1) A general detachment from other people or situations that involve emotions.
2) Not involved in making everyday decision about things most couples share an opinion about, generally opting for 'Do what you think is right.'
3) Exhibits real interest in and affection for innate things like their collections or things they enjoy doing, transferring emotions to things they can control.
4) Partners frequently accuse them of being unwilling or unable to express emotions.
5) Frequently state they enjoy being alone.
6) Slow to commit to relationships.
7) Expects little out of friendships, preferring to be independent.
8) First impressions of others may be harsh, judgmental or cynical.
9) Mistrustful of others emotions.
10) May have control, anger or rage issues.
The common denominator underlying all of these issues is the inability of or unwillingness to fully trust. We retreat like a wounded animal and are inclined to strike out at or simply leave the company of any person or situation that invades our defined space or comfort zone. Those walls are important and worth fiercely protecting because they protect us. On the down side, we live a life that is empty of real sharing emotionally and devoid of any real joy. It is the trade-off for the walls and their protection.
These kinds of wounds can stem from a troubled or abusive childhood, rejections that hurt deeply and may even simply be the culmination of too many rejections. Painful or repeated assaults to our psyche create deep wounds that alter our perception of the world around us. We become fearful of more pain and anguish and choose a method of protection we know we can trust. We keep emotional involvement at a distance thereby limiting the amount of pain any person or situation can cause in the future.
Trusting is difficult after deeply painful events mainly because we no longer trust ourselves or our own judgment. We wonder if there is something lacking or unlovable about us. After all, didn't we allow this to happen? Anger and rage can easily rise from the utter injustice of such pain.

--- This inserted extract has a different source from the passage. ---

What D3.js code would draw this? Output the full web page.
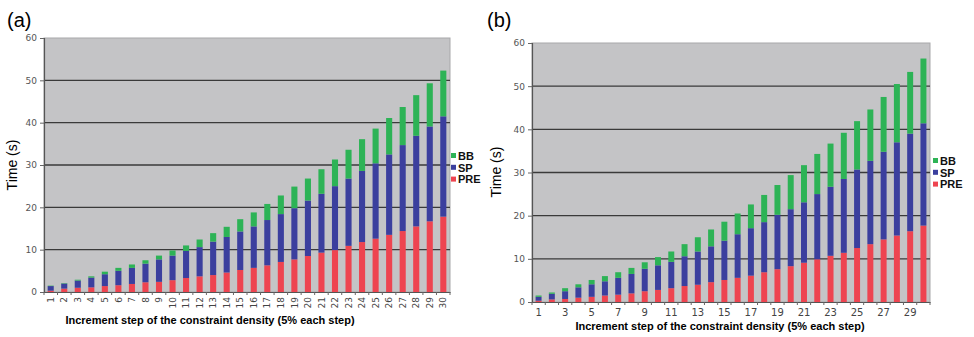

Like every deep wound, you can cover with a Band-Aid, treat it repeatedly or learn to live with the pain it causes. When you are ready to really heal the wound you begin by treating the original cause. It requires learning to trust yourself and your own judgment. You can begin by making small commitments and following through to the desired outcome, by reaching out when you never would have dared and trusting a friend who has earned it or even allowing yourself to love someone enough to trust them. The hardest thing you have to do is letting go of the pain. It has been the only thing you could count on and is a familiar companion. Worse, like one who has been taken hostage, you have bonded with the offender. Just let go.